Boys clothes, girls clothes: why does it matter?
If the shoe fits, wear it!
A few years ago, I was collecting my daughter from preschool when I bumped into a little boy. He was wearing boardies and a blue T-shirt and looked like a mini- surfer dude, with sun-bleached blond hair hanging over his eyes. “Your son is so gorgeous!”
I said to his mum. And he was. “Thank you,” said the mum.
“Except she’s a girl.” I was horribly embarrassed, and apologised profusely for my mistake.
“Oh that’s okay,” said the mum cheerily. “She likes to be mistaken for a boy.”
I thought a lot about that little girl over the years. I wondered... was she unhappy being a girl? Would she grow up to be transgender? Was her mum really as relaxed about her cross-dressing as she appeared?
I didn’t get all my answers, but I did see the girl at the school gates the other day. She is now 10 or 11, she has grown her hair, and she looks very much like a girl. According to her mother, the tomboy years were just a phase.
TRYING IT ON
At that very same preschool, there was a really sweet little boy. Every single morning, without fail, he would make a beeline for the dress up box and put on the princess costumes. My daughter was very bothered by him, not because he liked the costume, but because he hogged it, and would never share.
I don’t know if he ever did learn to share, but I know that boy well, and he’s now a teenager, and I’m fairly sure he hasn’t worn a dress since preschool.
I see so many parents getting anxious about their ‘cross-dressing’ preschoolers, and I just want to tell them all to relax.
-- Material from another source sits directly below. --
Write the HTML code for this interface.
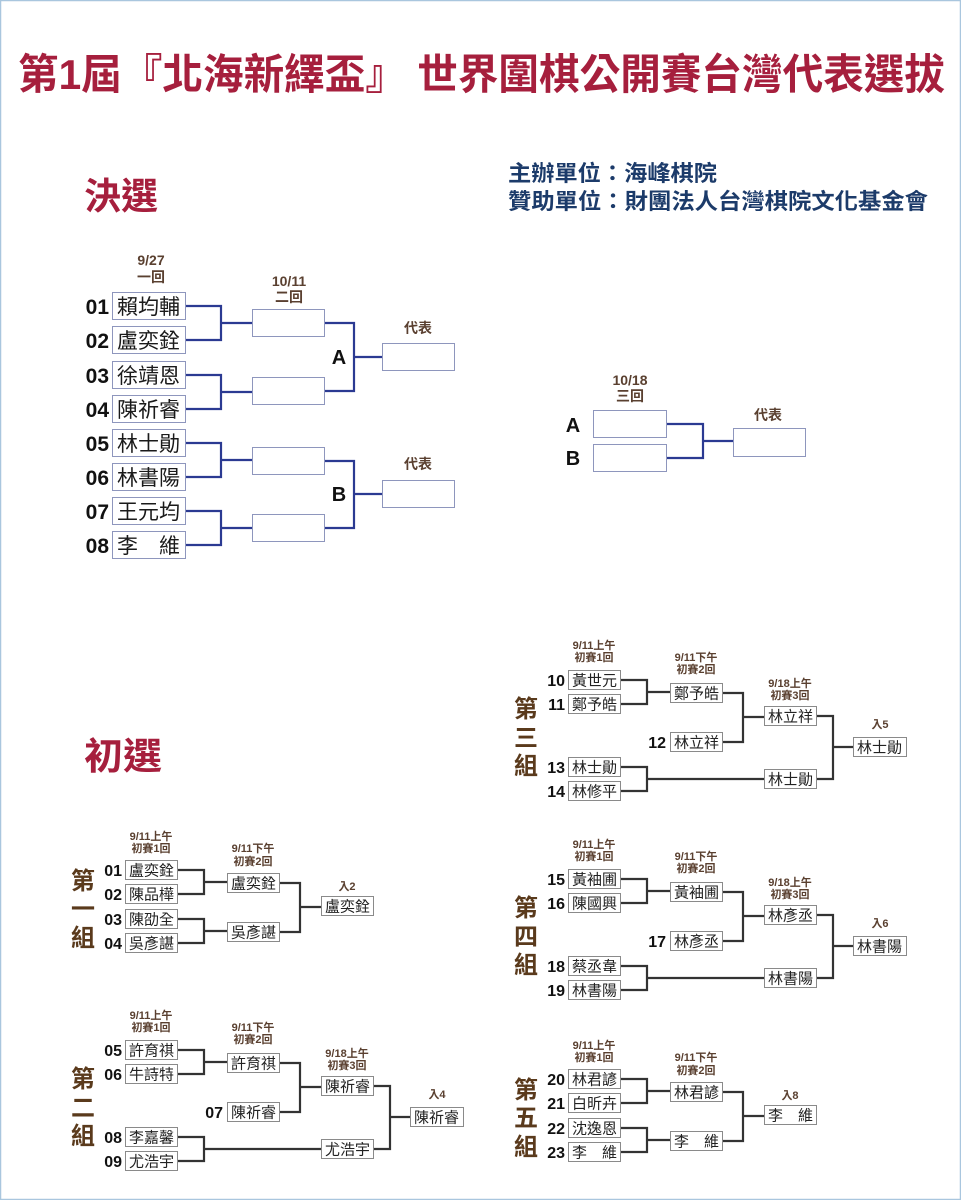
<!DOCTYPE html>
<html><head><meta charset="utf-8"><style>
html,body{margin:0;padding:0;background:#fff}
svg{display:block}
.t{font-family:"Liberation Sans","Noto Sans CJK TC",sans-serif}
.lb{font-family:"Liberation Sans","Noto Sans CJK TC",sans-serif;font-weight:bold;font-size:11px;fill:#5a4030;text-anchor:middle}
.fl{font-family:"Liberation Sans","Noto Sans CJK TC",sans-serif;font-weight:bold;font-size:14px;fill:#5a4030;text-anchor:middle}
.nm{font-family:"Liberation Sans","Noto Sans CJK TC",sans-serif;font-size:15px;fill:#222}
.fn{font-family:"Liberation Sans","Noto Sans CJK TC",sans-serif;font-size:21px;fill:#1a1a1a}
.no{font-family:"Liberation Sans",sans-serif;font-weight:bold;font-size:16px;fill:#111;text-anchor:end}
.fno{font-family:"Liberation Sans",sans-serif;font-weight:bold;font-size:21px;fill:#111;text-anchor:end}
.ab{font-family:"Liberation Sans",sans-serif;font-weight:bold;font-size:20px;fill:#111;text-anchor:middle}
.vt{font-family:"Liberation Sans","Noto Sans CJK TC",sans-serif;font-weight:bold;font-size:24px;fill:#5a3a1c;text-anchor:middle}
.pb{fill:#fff;stroke:#8a8a8a;stroke-width:1}
.fb{fill:#fff;stroke:#8e96bd;stroke-width:1}
.pl{fill:none;stroke:#333;stroke-width:2.2}
.bl{fill:none;stroke:#2b3a92;stroke-width:2.2}
</style></head><body>
<svg width="961" height="1200" viewBox="0 0 961 1200" xmlns="http://www.w3.org/2000/svg">
<rect x="0.5" y="0.5" width="960" height="1199" fill="#fff" stroke="#a9c6de" stroke-width="1.5"/>

<!-- Title -->
<text class="t" x="18" y="89" font-size="42" font-weight="bold" fill="#a61f3d" textLength="927" lengthAdjust="spacingAndGlyphs">第1屆『北海新繹盃』 世界圍棋公開賽台灣代表選拔</text>

<text class="t" x="84" y="209" font-size="37" font-weight="bold" fill="#a61f3d" textLength="74" lengthAdjust="spacingAndGlyphs">決選</text>
<text class="t" x="84" y="769" font-size="37" font-weight="bold" fill="#a61f3d" textLength="78" lengthAdjust="spacingAndGlyphs">初選</text>

<text class="t" x="508" y="181" font-size="22" font-weight="bold" fill="#1c3b6a" textLength="209" lengthAdjust="spacingAndGlyphs">主辦單位：海峰棋院</text>
<text class="t" x="508" y="209" font-size="22" font-weight="bold" fill="#1c3b6a" textLength="420" lengthAdjust="spacingAndGlyphs">贊助單位：財團法人台灣棋院文化基金會</text>

<!-- Final bracket -->
<text class="fl" x="151" y="265">9/27</text>
<text class="fl" x="151" y="282">一回</text>
<text class="fl" x="289" y="286">10/11</text>
<text class="fl" x="289" y="302">二回</text>
<text class="fl" x="418" y="333">代表</text>
<text class="fl" x="418" y="469">代表</text>

<path class="bl" d="M186 306H221V340H186M221 323H252 M186 375H221V409H186M221 392H252 M186 443H221V477H186M221 460H252 M186 511H221V545H186M221 528H252 M325 323H354V391H325M354 357H382 M325 461H354V528H325M354 494H382"/>

<rect class="fb" x="112.5" y="292.5" width="73" height="27"/>
<rect class="fb" x="112.5" y="326.5" width="73" height="27"/>
<rect class="fb" x="112.5" y="361.5" width="73" height="27"/>
<rect class="fb" x="112.5" y="395.5" width="73" height="27"/>
<rect class="fb" x="112.5" y="429.5" width="73" height="27"/>
<rect class="fb" x="112.5" y="463.5" width="73" height="27"/>
<rect class="fb" x="112.5" y="497.5" width="73" height="27"/>
<rect class="fb" x="112.5" y="531.5" width="73" height="27"/>

<text class="fno" x="109" y="314">01</text>
<text class="fno" x="109" y="348">02</text>
<text class="fno" x="109" y="383">03</text>
<text class="fno" x="109" y="417">04</text>
<text class="fno" x="109" y="451">05</text>
<text class="fno" x="109" y="485">06</text>
<text class="fno" x="109" y="519">07</text>
<text class="fno" x="109" y="553">08</text>

<text class="fn" x="117" y="314">賴均輔</text>
<text class="fn" x="117" y="348">盧奕銓</text>
<text class="fn" x="117" y="383">徐靖恩</text>
<text class="fn" x="117" y="417">陳祈睿</text>
<text class="fn" x="117" y="451">林士勛</text>
<text class="fn" x="117" y="485">林書陽</text>
<text class="fn" x="117" y="519">王元均</text>
<text class="fn" x="117" y="553">李　維</text>

<rect class="fb" x="252.5" y="309.5" width="72" height="27"/>
<rect class="fb" x="252.5" y="377.5" width="72" height="27"/>
<rect class="fb" x="252.5" y="447.5" width="72" height="27"/>
<rect class="fb" x="252.5" y="514.5" width="72" height="27"/>
<rect class="fb" x="382.5" y="343.5" width="72" height="27"/>
<rect class="fb" x="382.5" y="480.5" width="72" height="27"/>

<text class="ab" x="339" y="364">A</text>
<text class="ab" x="339" y="501">B</text>

<!-- Right final -->
<text class="fl" x="630" y="385">10/18</text>
<text class="fl" x="630" y="401">三回</text>
<text class="fl" x="768" y="420">代表</text>
<path class="bl" d="M667 424H703V458H667M703 441H733"/>
<rect class="fb" x="593.5" y="410.5" width="73" height="27"/>
<rect class="fb" x="593.5" y="444.5" width="73" height="27"/>
<rect class="fb" x="733.5" y="428.5" width="72" height="28"/>
<text class="ab" x="573" y="432" font-size="21">A</text>
<text class="ab" x="573" y="465" font-size="21">B</text>

<!-- Group 1 -->
<g>
<text class="lb" x="151" y="840">9/11上午</text>
<text class="lb" x="151" y="852">初賽1回</text>
<text class="lb" x="253" y="852">9/11下午</text>
<text class="lb" x="253" y="865">初賽2回</text>
<text class="lb" x="347" y="890">入2</text>
<path class="pl" d="M177 870H204V894H177M204 882H227 M177 919H204V943H177M204 931H227 M279 883H300V932H279M300 907H321"/>
<rect class="pb" x="125.5" y="860.5" width="52" height="19"/>
<rect class="pb" x="125.5" y="884.5" width="52" height="19"/>
<rect class="pb" x="125.5" y="909.5" width="52" height="19"/>
<rect class="pb" x="125.5" y="933.5" width="52" height="19"/>
<rect class="pb" x="227.5" y="873.5" width="52" height="19"/>
<rect class="pb" x="227.5" y="922.5" width="52" height="19"/>
<rect class="pb" x="321.5" y="896.5" width="52" height="19"/>
<text class="no" x="122" y="876">01</text>
<text class="no" x="122" y="900">02</text>
<text class="no" x="122" y="925">03</text>
<text class="no" x="122" y="949">04</text>
<text class="nm" x="129" y="875.5">盧奕銓</text>
<text class="nm" x="129" y="899.5">陳品樺</text>
<text class="nm" x="129" y="924.5">陳劭全</text>
<text class="nm" x="129" y="948.5">吳彥諶</text>
<text class="nm" x="231" y="888.5">盧奕銓</text>
<text class="nm" x="231" y="937.5">吳彥諶</text>
<text class="nm" x="325" y="911.5">盧奕銓</text>
<text class="vt" x="83" y="889">第</text>
<text class="vt" x="83" y="917">一</text>
<text class="vt" x="83" y="946">組</text>
</g>

<!-- Group 5 -->
<g transform="translate(443,209)">
<text class="lb" x="151" y="840">9/11上午</text>
<text class="lb" x="151" y="852">初賽1回</text>
<text class="lb" x="253" y="852">9/11下午</text>
<text class="lb" x="253" y="865">初賽2回</text>
<text class="lb" x="347" y="890">入8</text>
<path class="pl" d="M177 870H204V894H177M204 882H227 M177 919H204V943H177M204 931H227 M279 883H300V932H279M300 907H321"/>
<rect class="pb" x="125.5" y="860.5" width="52" height="19"/>
<rect class="pb" x="125.5" y="884.5" width="52" height="19"/>
<rect class="pb" x="125.5" y="909.5" width="52" height="19"/>
<rect class="pb" x="125.5" y="933.5" width="52" height="19"/>
<rect class="pb" x="227.5" y="873.5" width="52" height="19"/>
<rect class="pb" x="227.5" y="922.5" width="52" height="19"/>
<rect class="pb" x="321.5" y="896.5" width="52" height="19"/>
<text class="no" x="122" y="876">20</text>
<text class="no" x="122" y="900">21</text>
<text class="no" x="122" y="925">22</text>
<text class="no" x="122" y="949">23</text>
<text class="nm" x="129" y="875.5">林君諺</text>
<text class="nm" x="129" y="899.5">白昕卉</text>
<text class="nm" x="129" y="924.5">沈逸恩</text>
<text class="nm" x="129" y="948.5">李　維</text>
<text class="nm" x="231" y="888.5">林君諺</text>
<text class="nm" x="231" y="937.5">李　維</text>
<text class="nm" x="325" y="911.5">李　維</text>
<text class="vt" x="83" y="889">第</text>
<text class="vt" x="83" y="917">五</text>
<text class="vt" x="83" y="946">組</text>
</g>

<!-- Group 2 -->
<g>
<text class="lb" x="151" y="1019">9/11上午</text>
<text class="lb" x="151" y="1031">初賽1回</text>
<text class="lb" x="253" y="1031">9/11下午</text>
<text class="lb" x="253" y="1043">初賽2回</text>
<text class="lb" x="347" y="1057">9/18上午</text>
<text class="lb" x="347" y="1069">初賽3回</text>
<text class="lb" x="437" y="1098">入4</text>
<path class="pl" d="M177 1050H204V1074H177M204 1062H227 M279 1063H300V1112H279M300 1087H321 M177 1137H204V1161H177M204 1149H321 M373 1086H390V1149H373M390 1117H410"/>
<rect class="pb" x="125.5" y="1040.5" width="52" height="19"/>
<rect class="pb" x="125.5" y="1064.5" width="52" height="19"/>
<rect class="pb" x="227.5" y="1053.5" width="52" height="19"/>
<rect class="pb" x="227.5" y="1102.5" width="52" height="19"/>
<rect class="pb" x="321.5" y="1076.5" width="52" height="19"/>
<rect class="pb" x="125.5" y="1127.5" width="52" height="19"/>
<rect class="pb" x="125.5" y="1151.5" width="52" height="19"/>
<rect class="pb" x="321.5" y="1139.5" width="52" height="19"/>
<rect class="pb" x="410.5" y="1107.5" width="53" height="19"/>
<text class="no" x="122" y="1056">05</text>
<text class="no" x="122" y="1080">06</text>
<text class="no" x="223" y="1118">07</text>
<text class="no" x="122" y="1143">08</text>
<text class="no" x="122" y="1167">09</text>
<text class="nm" x="129" y="1055.5">許育祺</text>
<text class="nm" x="129" y="1079.5">牛詩特</text>
<text class="nm" x="231" y="1068.5">許育祺</text>
<text class="nm" x="231" y="1117.5">陳祈睿</text>
<text class="nm" x="325" y="1091.5">陳祈睿</text>
<text class="nm" x="129" y="1142.5">李嘉馨</text>
<text class="nm" x="129" y="1166.5">尤浩宇</text>
<text class="nm" x="325" y="1154.5">尤浩宇</text>
<text class="nm" x="414" y="1122.5">陳祈睿</text>
<text class="vt" x="83" y="1087">第</text>
<text class="vt" x="83" y="1116">二</text>
<text class="vt" x="83" y="1144">組</text>
</g>

<!-- Group 3 -->
<g transform="translate(443,-370)">
<text class="lb" x="151" y="1019">9/11上午</text>
<text class="lb" x="151" y="1031">初賽1回</text>
<text class="lb" x="253" y="1031">9/11下午</text>
<text class="lb" x="253" y="1043">初賽2回</text>
<text class="lb" x="347" y="1057">9/18上午</text>
<text class="lb" x="347" y="1069">初賽3回</text>
<text class="lb" x="437" y="1098">入5</text>
<path class="pl" d="M177 1050H204V1074H177M204 1062H227 M279 1063H300V1112H279M300 1087H321 M177 1137H204V1161H177M204 1149H321 M373 1086H390V1149H373M390 1117H410"/>
<rect class="pb" x="125.5" y="1040.5" width="52" height="19"/>
<rect class="pb" x="125.5" y="1064.5" width="52" height="19"/>
<rect class="pb" x="227.5" y="1053.5" width="52" height="19"/>
<rect class="pb" x="227.5" y="1102.5" width="52" height="19"/>
<rect class="pb" x="321.5" y="1076.5" width="52" height="19"/>
<rect class="pb" x="125.5" y="1127.5" width="52" height="19"/>
<rect class="pb" x="125.5" y="1151.5" width="52" height="19"/>
<rect class="pb" x="321.5" y="1139.5" width="52" height="19"/>
<rect class="pb" x="410.5" y="1107.5" width="53" height="19"/>
<text class="no" x="122" y="1056">10</text>
<text class="no" x="122" y="1080">11</text>
<text class="no" x="223" y="1118">12</text>
<text class="no" x="122" y="1143">13</text>
<text class="no" x="122" y="1167">14</text>
<text class="nm" x="129" y="1055.5">黃世元</text>
<text class="nm" x="129" y="1079.5">鄭予皓</text>
<text class="nm" x="231" y="1068.5">鄭予皓</text>
<text class="nm" x="231" y="1117.5">林立祥</text>
<text class="nm" x="325" y="1091.5">林立祥</text>
<text class="nm" x="129" y="1142.5">林士勛</text>
<text class="nm" x="129" y="1166.5">林修平</text>
<text class="nm" x="325" y="1154.5">林士勛</text>
<text class="nm" x="414" y="1122.5">林士勛</text>
<text class="vt" x="83" y="1087">第</text>
<text class="vt" x="83" y="1116">三</text>
<text class="vt" x="83" y="1144">組</text>
</g>

<!-- Group 4 -->
<g transform="translate(443,-171)">
<text class="lb" x="151" y="1019">9/11上午</text>
<text class="lb" x="151" y="1031">初賽1回</text>
<text class="lb" x="253" y="1031">9/11下午</text>
<text class="lb" x="253" y="1043">初賽2回</text>
<text class="lb" x="347" y="1057">9/18上午</text>
<text class="lb" x="347" y="1069">初賽3回</text>
<text class="lb" x="437" y="1098">入6</text>
<path class="pl" d="M177 1050H204V1074H177M204 1062H227 M279 1063H300V1112H279M300 1087H321 M177 1137H204V1161H177M204 1149H321 M373 1086H390V1149H373M390 1117H410"/>
<rect class="pb" x="125.5" y="1040.5" width="52" height="19"/>
<rect class="pb" x="125.5" y="1064.5" width="52" height="19"/>
<rect class="pb" x="227.5" y="1053.5" width="52" height="19"/>
<rect class="pb" x="227.5" y="1102.5" width="52" height="19"/>
<rect class="pb" x="321.5" y="1076.5" width="52" height="19"/>
<rect class="pb" x="125.5" y="1127.5" width="52" height="19"/>
<rect class="pb" x="125.5" y="1151.5" width="52" height="19"/>
<rect class="pb" x="321.5" y="1139.5" width="52" height="19"/>
<rect class="pb" x="410.5" y="1107.5" width="53" height="19"/>
<text class="no" x="122" y="1056">15</text>
<text class="no" x="122" y="1080">16</text>
<text class="no" x="223" y="1118">17</text>
<text class="no" x="122" y="1143">18</text>
<text class="no" x="122" y="1167">19</text>
<text class="nm" x="129" y="1055.5">黃袖圃</text>
<text class="nm" x="129" y="1079.5">陳國興</text>
<text class="nm" x="231" y="1068.5">黃袖圃</text>
<text class="nm" x="231" y="1117.5">林彥丞</text>
<text class="nm" x="325" y="1091.5">林彥丞</text>
<text class="nm" x="129" y="1142.5">蔡丞韋</text>
<text class="nm" x="129" y="1166.5">林書陽</text>
<text class="nm" x="325" y="1154.5">林書陽</text>
<text class="nm" x="414" y="1122.5">林書陽</text>
<text class="vt" x="83" y="1087">第</text>
<text class="vt" x="83" y="1116">四</text>
<text class="vt" x="83" y="1144">組</text>
</g>
</svg>
</body></html>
For a start, preschool aged kids generally don’t care when children wear gender-opposite clothes. Older kids can be cruel, but at that young age kids really are fairly gender and colour blind.
What’s more, the cross-dressing behaviour is usually temporary. Of course, some boys who wear dresses and some girls who dress in boy clothes will grow up to be transgender, and no doubt being transgender is not an easy path. But the vast majority of kids who experiment with different clothes grow up with traditional gender identities.
BORN THIS WAY
And even if it’s not a phase – even if the child grows up to prefer the clothes of the opposite gender, or identify as the opposite gender – there’s no point trying to intervene. We don’t ‘make’ our kids prefer boys’ or girls’ clothes, nor can we force them to change their preferences. Kids are who they are and prefer what they prefer. As parents, our job is less to shape our kids’ identities than to help them find them. The greatest gift we can give our kids is to allow them to find and be themselves.
And if that self likes to wear dresses or pants or a safari suit with a contrasting feather, then so be it. There are far more important things in life than how we choose to dress.
Like sharing, for example. Princess costumes really need to be passed around.